Last reviewed: 2026-05-30
What the ratio means
If gold is GBP 1,800 per troy ounce and silver is GBP 22.50 per troy ounce, the ratio is 80:1. That means one ounce of gold is priced at about eighty ounces of silver at those reference prices.
Historical context
The ratio has moved widely over time because gold and silver have different monetary, industrial, investment, and supply-demand drivers.

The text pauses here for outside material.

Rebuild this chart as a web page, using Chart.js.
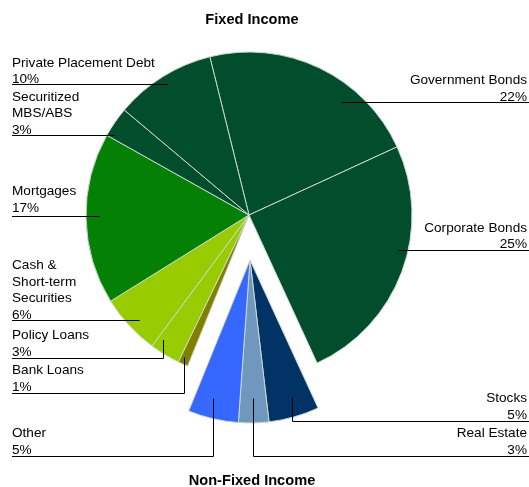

| Period | Typical discussion | Caution |
|---|---|---|
| Long-run historic references | Often described as much lower than modern market ratios. | Historical monetary systems were different from modern markets. |
| Late 20th century | The ratio varied through inflation, monetary shifts, and changing industrial demand. | Single averages can hide large swings. |
| Modern market periods | Ratios above 60:1 or 80:1 are often discussed by precious metals commentators. | A high or low ratio does not predict timing or returns. |
Why it can mislead
Silver can have VAT, storage, spread, and liquidity frictions that make a simple ratio comparison incomplete for UK physical buyers. Dealer premiums and buyback spreads can matter more than the headline ratio.
Useful questions
Readers can use the ratio to ask better questions: whether quoted prices are current, whether premiums are unusually wide, and whether a comparison accounts for tax, storage, and selling route.
Educational disclaimer
This guide is educational only and is not financial, investment, tax, legal, or personal advice.
FAQs
Is a high gold:silver ratio a buy signal?
No. It is a market reference, not a complete trading or buying signal.
Does the ratio include VAT or dealer premiums?
No. The simple ratio usually compares reference metal prices and excludes real retail frictions.
Can the ratio stay high or low for years?
Yes. Market relationships can persist or change unpredictably.